I was delighted to find teh tarik stall. It was perfect for the freezing weather. I was thrilled to find the man performing his teh tarik skill right in front of his stall. He drew a crowd. In fact he was giving away small cups of teh tarik as samples to passers by. He had very good business. I often do this at home, too. All you need is 2 cups to pour the tea into each other from a height. Be careful if you are trying it out at home. Just don’t get burnt as you may splash and spill. It takes practice to get it right. You can also try it out with milo or coffee. By ‘pulling’ the drink, you incorporate air into it and gives the drink a special aroma and taste.
Here is a very delicious bowl of sambal fried noodles (mi goreng) served with a piece of fried chicken drumsticks. It cost £5, too. The portion is small. Actually it’s just the sambal sauce scooped over the noodles and you mix it up yourself. You can easily do this at home using my sambal at Easy Nasi Lemak Overseas - Malaysia’s Great Favourite.
Sambal is an important condiment in many Malaysian dishes. If you like Malaysian food and want to learn to cook it, this is one that you must try to make. You can add to almost all dishes or eat it together with other dishes.
In the picture here, you can see the nasi lemak in the forefront. At the right you see the spicy prawn crackers. The ones sold here are nothing compared to the real thing. These prawn crackers are very delicious, full of flavour. Prawns and fish crackers are very popular in Malaysia. We love it with spicy cucumber pickles (called acar), a great favourite during Chinese New Year.
At the top left in the picture here, you see curry puffs, another great Malaysian favourite. These are sold all over in Malaysia and often eaten for breakfast or any time of the day. If you like to make it yourself, I have a very nice spiral curry puff recipe which is deep fried. Check it out at Spiral Chicken Curry Puffs (Part 1 - Filling) and Spiral Chicken Curry Puffs (Part 2 - Pastry). If you want less work, you can use the pastry for my Peanut Puffs.

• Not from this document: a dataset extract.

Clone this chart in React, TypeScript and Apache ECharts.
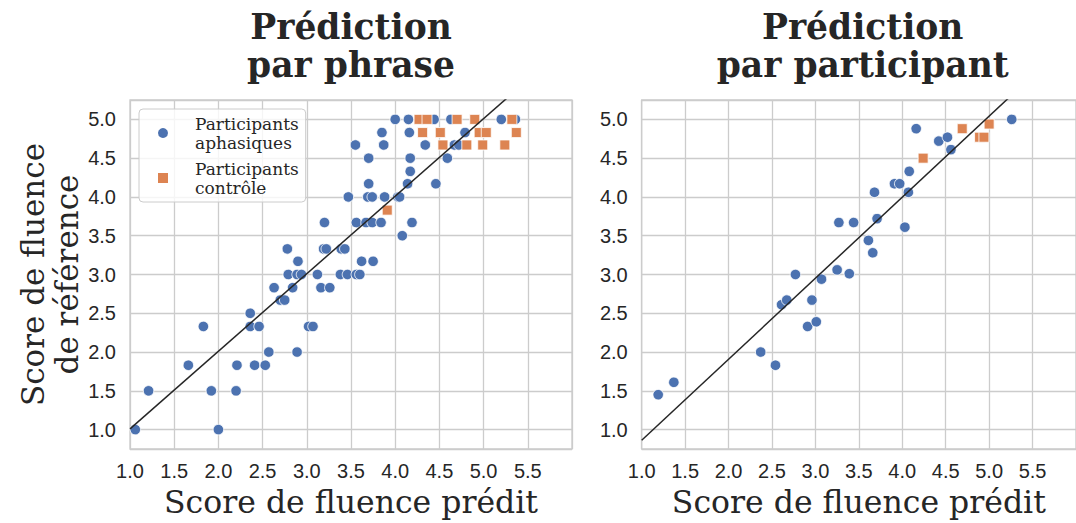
import { useEffect, useRef } from "react";
import * as echarts from "echarts";

// ---------- data ----------
const xTicks = [1.0, 1.5, 2.0, 2.5, 3.0, 3.5, 4.0, 4.5, 5.0, 5.5];
const yTicks = [1.0, 1.5, 2.0, 2.5, 3.0, 3.5, 4.0, 4.5, 5.0];

const titles = ["Prédiction\npar phrase", "Prédiction\npar participant"];
const xName = "Score de fluence prédit";
const yName = "Score de fluence\nde référence";
const seriesNames = ["Participants\naphasiques", "Participants\ncontrôle"];

// Left panel: prediction per sentence
const phraseAphasic: [number, number][] = [
  [1.06, 1.0], [2.0, 1.0],
  [1.21, 1.5], [1.92, 1.5], [2.2, 1.5],
  [1.66, 1.83], [2.21, 1.83], [2.41, 1.83], [2.53, 1.83],
  [2.57, 2.0], [2.89, 2.0],
  [1.83, 2.33], [2.36, 2.33], [2.46, 2.33], [3.02, 2.33], [3.07, 2.33],
  [2.36, 2.5],
  [2.7, 2.67], [2.75, 2.67],
  [2.63, 2.83], [2.84, 2.83], [3.16, 2.83], [3.26, 2.83],
  [2.79, 3.0], [2.89, 3.0], [2.94, 3.0], [3.12, 3.0], [3.38, 3.0], [3.46, 3.0], [3.56, 3.0], [3.6, 3.0],
  [2.9, 3.17], [3.62, 3.17], [3.75, 3.17],
  [2.78, 3.33], [3.19, 3.33], [3.22, 3.33], [3.39, 3.33], [3.43, 3.33],
  [4.08, 3.5],
  [3.2, 3.67], [3.56, 3.67], [3.67, 3.67], [3.74, 3.67], [3.84, 3.67], [4.19, 3.67],
  [3.47, 4.0], [3.69, 4.0], [3.74, 4.0], [3.88, 4.0], [4.03, 4.0], [4.05, 4.0],
  [3.7, 4.17], [4.14, 4.17], [4.46, 4.17],
  [4.17, 4.33],
  [3.7, 4.5], [4.17, 4.5], [4.59, 4.5],
  [3.55, 4.67], [3.87, 4.67], [4.34, 4.67], [4.67, 4.67], [4.72, 4.67],
  [3.85, 4.83], [4.16, 4.83], [4.79, 4.83],
  [4.0, 5.0], [4.15, 5.0], [4.44, 5.0], [4.63, 5.0], [5.2, 5.0], [5.36, 5.0],
];
const phraseControl: [number, number][] = [
  [3.91, 3.83],
  [4.54, 4.67], [4.81, 4.67], [4.99, 4.67], [5.24, 4.67],
  [4.31, 4.83], [4.51, 4.83], [4.95, 4.83], [5.03, 4.83], [5.37, 4.83],
  [4.27, 5.0], [4.36, 5.0], [4.7, 5.0], [4.9, 5.0], [5.32, 5.0],
];

// Right panel: prediction per participant
const participantAphasic: [number, number][] = [
  [1.19, 1.45], [1.37, 1.61], [2.37, 2.0], [2.54, 1.83], [2.61, 2.61], [2.67, 2.67],
  [2.77, 3.0], [2.91, 2.33], [2.96, 2.67], [3.01, 2.39], [3.07, 2.94], [3.25, 3.06],
  [3.39, 3.01], [3.27, 3.67], [3.44, 3.67], [3.61, 3.44], [3.66, 3.28], [3.68, 4.06],
  [3.71, 3.72], [3.91, 4.17], [3.97, 4.17], [4.03, 3.61], [4.07, 4.06], [4.08, 4.33],
  [4.16, 4.88], [4.42, 4.72], [4.52, 4.77], [4.56, 4.61], [5.26, 5.0],
];
const participantControl: [number, number][] = [
  [4.24, 4.5], [4.69, 4.88], [4.89, 4.77], [4.94, 4.77], [5.0, 4.94],
];

// fitted lines: [slope, intercept]
const fitPhrase = [1.0, 0.01];
const fitParticipant = [1.045, -0.183];

const X_MIN = 1.0;
const X_MAX = 6.0;
const Y_MIN = 0.75;
const Y_MAX = 5.25;

// ---------- style ----------
const BLUE = "#4C72B0";
const ORANGE = "#DD8452";
const TEXT = "#262626";
const GRIDC = "#cccccc";
const SANS = "Liberation Sans";
const SERIF = "DejaVu Serif";

const fitLine = (f: number[]) => [
  [X_MIN, f[0] * X_MIN + f[1]],
  [X_MAX, f[0] * X_MAX + f[1]],
];

export default function App() {
  const ref = useRef<HTMLDivElement>(null);

  useEffect(() => {
    document.body.style.margin = "0";
    const chart = echarts.init(ref.current!, undefined, { renderer: "svg" });

    const grids = [
      { left: 130, top: 100, width: 442, height: 350, show: true, borderColor: GRIDC, borderWidth: 1.3, backgroundColor: "#ffffff" },
      { left: 641.7, top: 100, width: 442, height: 350, show: true, borderColor: GRIDC, borderWidth: 1.3, backgroundColor: "#ffffff" },
    ];

    const mkX = (i: number) => ({
      type: "value",
      gridIndex: i,
      min: X_MIN,
      max: X_MAX,
      interval: 0.5,
      axisLine: { show: false },
      axisTick: { show: false },
      splitLine: { show: true, lineStyle: { color: GRIDC, width: 1.3 } },
      axisLabel: {
        color: TEXT,
        fontFamily: SANS,
        fontSize: 20,
        margin: 12,
        showMaxLabel: false,
        formatter: (v: number) =>
          xTicks.some((t) => Math.abs(t - v) < 1e-6) ? v.toFixed(1) : "",
      },
      name: xName,
      nameLocation: "middle",
      nameGap: 37,
      nameTextStyle: { fontFamily: SERIF, fontSize: 31.5, color: TEXT },
    });

    const mkY = (i: number, withName: boolean) => ({
      type: "value",
      gridIndex: i,
      min: Y_MIN,
      max: Y_MAX,
      splitNumber: 9,
      axisLine: { show: false },
      axisTick: { show: false },
      splitLine: { show: true, lineStyle: { color: GRIDC, width: 1.3 } },
      axisLabel: {
        color: TEXT,
        fontFamily: SANS,
        fontSize: 20,
        margin: 14,
        showMinLabel: false,
        showMaxLabel: false,
        formatter: (v: number) =>
          yTicks.some((t) => Math.abs(t - v) < 1e-6) ? v.toFixed(1) : "",
      },
      name: withName ? yName : "",
      nameLocation: "middle",
      nameGap: 44,
      nameRotate: 90,
      nameTextStyle: { fontFamily: SERIF, fontSize: 31, color: TEXT, lineHeight: 34 },
    });

    const scatter = (name: string, data: [number, number][], i: number, blue: boolean) => ({
      type: "scatter",
      name,
      xAxisIndex: i,
      yAxisIndex: i,
      data,
      symbol: blue ? "circle" : "rect",
      symbolSize: blue ? 10.5 : 10,
      itemStyle: { color: blue ? BLUE : ORANGE, borderColor: "#ffffff", borderWidth: 0.8, opacity: 1 },
      z: 3,
      silent: true,
    });

    const line = (f: number[], i: number) => ({
      type: "line",
      name: "fit" + i,
      xAxisIndex: i,
      yAxisIndex: i,
      data: fitLine(f),
      showSymbol: false,
      symbol: "none",
      clip: true,
      lineStyle: { color: TEXT, width: 1.5 },
      z: 4,
      silent: true,
    });

    chart.setOption({
      animation: false,
      backgroundColor: "#ffffff",
      grid: grids,
      xAxis: [mkX(0), mkX(1)],
      yAxis: [mkY(0, true), mkY(1, false)],
      legend: {
        orient: "vertical",
        left: 139,
        top: 109,
        data: [
          { name: seriesNames[0], icon: "circle" },
          { name: seriesNames[1], icon: "rect" },
        ],
        itemWidth: 12,
        itemHeight: 12,
        itemGap: 7,
        padding: [5, 7, 5, 17],
        borderColor: GRIDC,
        borderWidth: 1,
        borderRadius: 4,
        backgroundColor: "rgba(255,255,255,0.8)",
        selectedMode: false,
        textStyle: { fontFamily: SERIF, fontSize: 17, lineHeight: 19, color: TEXT, padding: [0, 0, 0, 21] },
        z: 10,
      },
      graphic: [
        {
          type: "text",
          x: 351,
          y: 8,
          style: {
            text: titles[0],
            textAlign: "center",
            textVerticalAlign: "top",
            font: `bold 34.5px "${SERIF}"`,
            lineHeight: 38,
            fill: TEXT,
          },
        },
        {
          type: "text",
          x: 862.7,
          y: 8,
          style: {
            text: titles[1],
            textAlign: "center",
            textVerticalAlign: "top",
            font: `bold 34.5px "${SERIF}"`,
            lineHeight: 38,
            fill: TEXT,
          },
        },
      ],
      series: [
        line(fitPhrase, 0),
        scatter(seriesNames[0], phraseAphasic, 0, true),
        scatter(seriesNames[1], phraseControl, 0, false),
        line(fitParticipant, 1),
        scatter(seriesNames[0], participantAphasic, 1, true),
        scatter(seriesNames[1], participantControl, 1, false),
      ],
    });

    return () => chart.dispose();
  }, []);

  return (
    <div
      ref={ref}
      style={{ position: "fixed", left: 0, top: 0, width: 1076, height: 523 }}
    />
  );
}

Another of my great favourite, in fact every Malaysian’s favourite, is the famous roti canai. It’s pronounced as ‘roh tee char naai’. Several of my Western friends here pronounced it as ‘roh ti chey ney’. They are often served with lentil curry but you can also ask for other types of curry. It is quite a lot of work to make at home.
This is how roti canai is made…… grilled on a big metal plate and served hot to customers.

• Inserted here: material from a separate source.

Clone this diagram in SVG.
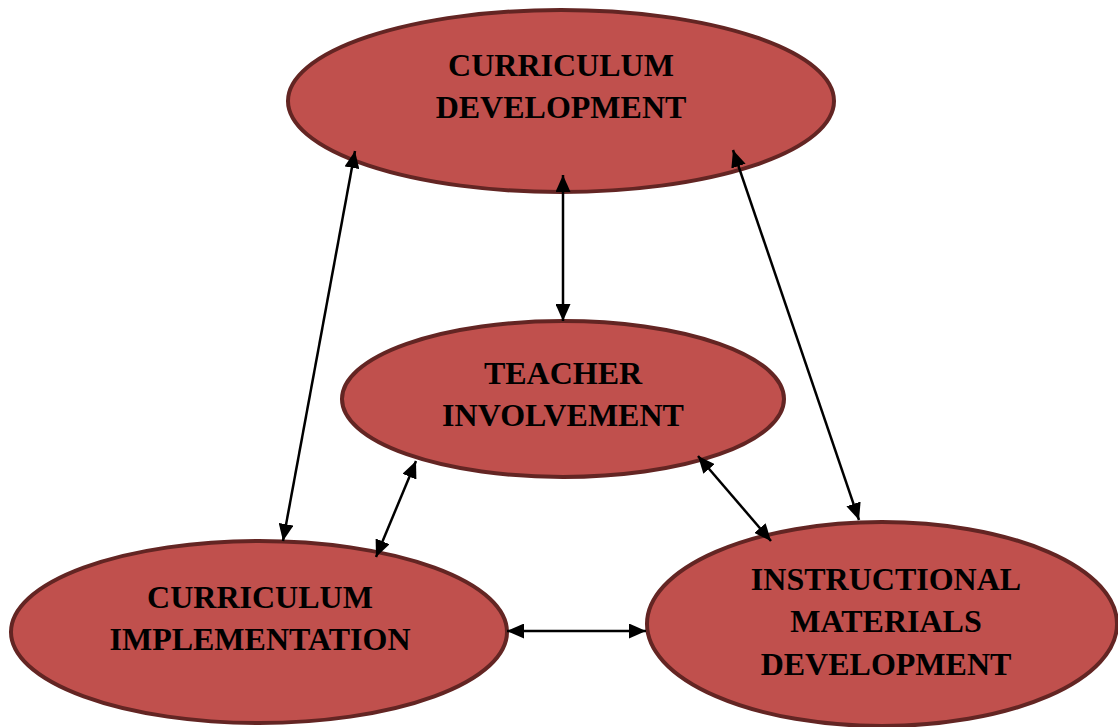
<svg xmlns="http://www.w3.org/2000/svg" width="1118" height="727" viewBox="0 0 1118 727">
<style>
.node{fill:#C0504D;stroke:#632523;stroke-width:4}
.lbl{font-family:"Liberation Serif","Times New Roman",serif;font-weight:bold;font-size:32px;fill:#000;text-anchor:middle}
.con{stroke:#000;stroke-width:2.5;fill:none;marker-start:url(#ah);marker-end:url(#ah)}
</style>
<defs>
<marker id="ah" viewBox="0 0 17 15" refX="17" refY="7.5" markerWidth="17" markerHeight="15" markerUnits="userSpaceOnUse" orient="auto-start-reverse">
<path d="M0,0 L17,7.5 L0,15 Z" fill="#000"/>
</marker>
</defs>
<rect width="1118" height="727" fill="#fff"/>
<g id="n-curriculum-development">
<ellipse class="node" cx="561" cy="101" rx="273" ry="91"/>
<text class="lbl" x="561" y="76">CURRICULUM</text>
<text class="lbl" x="561" y="118">DEVELOPMENT</text>
</g>
<g id="n-teacher-involvement">
<ellipse class="node" cx="563" cy="399" rx="221" ry="78"/>
<text class="lbl" x="563" y="384">TEACHER</text>
<text class="lbl" x="563" y="426">INVOLVEMENT</text>
</g>
<g id="n-curriculum-implementation">
<ellipse class="node" cx="259" cy="632" rx="248" ry="91"/>
<text class="lbl" x="260" y="608">CURRICULUM</text>
<text class="lbl" x="260" y="650">IMPLEMENTATION</text>
</g>
<g id="n-instructional-materials-development">
<ellipse class="node" cx="882" cy="624" rx="235" ry="102"/>
<text class="lbl" x="886" y="590">INSTRUCTIONAL</text>
<text class="lbl" x="886" y="632">MATERIALS</text>
<text class="lbl" x="886" y="675">DEVELOPMENT</text>
</g>
<g id="connectors">
<line class="con" x1="355" y1="151" x2="283" y2="541"/>
<line class="con" x1="563" y1="175" x2="563" y2="321"/>
<line class="con" x1="733" y1="150" x2="859" y2="520"/>
<line class="con" x1="416" y1="461" x2="376" y2="557"/>
<line class="con" x1="698" y1="456" x2="771" y2="541"/>
<line class="con" x1="507" y1="631" x2="646" y2="631"/>
</g>
</svg>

If you ever travel on Malaysian airlines, you will always be served with some of these specialties, especially if you travel in business or first class. I was thrilled when Jill Colonna at Mad About Macarons shared in my nasi lemak post comment box this:
“Your post has just taken me right back to the most memorable and romantic of our trips: Nasi Lemak was our first ever dish served on our honeymoon; in 1st class Malaysian Airlines. I’ll never forget getting that served with such class and surprise for breakfast! Thank you, Mary, for showing us how to try it at home. Could be more likely candidate for a Valentine dish in our household ”
What a way to celebrate honeymoon and the coming Valentine’s day….with Malaysian food!If you like to try authentic Malaysian food, you can go to the Malaysian Hall at the location below. Maybe you can enquire more before going.
30-34 Queensborough Terrace
London W2 3ST
0871 961 8354
Bayswater (Circle, District)
Mon-Sun 8:00 - 22:00
Quote of the day……
“The first step in the acquisition of wisdom is silence, the second listening, the third memory, the fourth practice, the fifth teaching others.”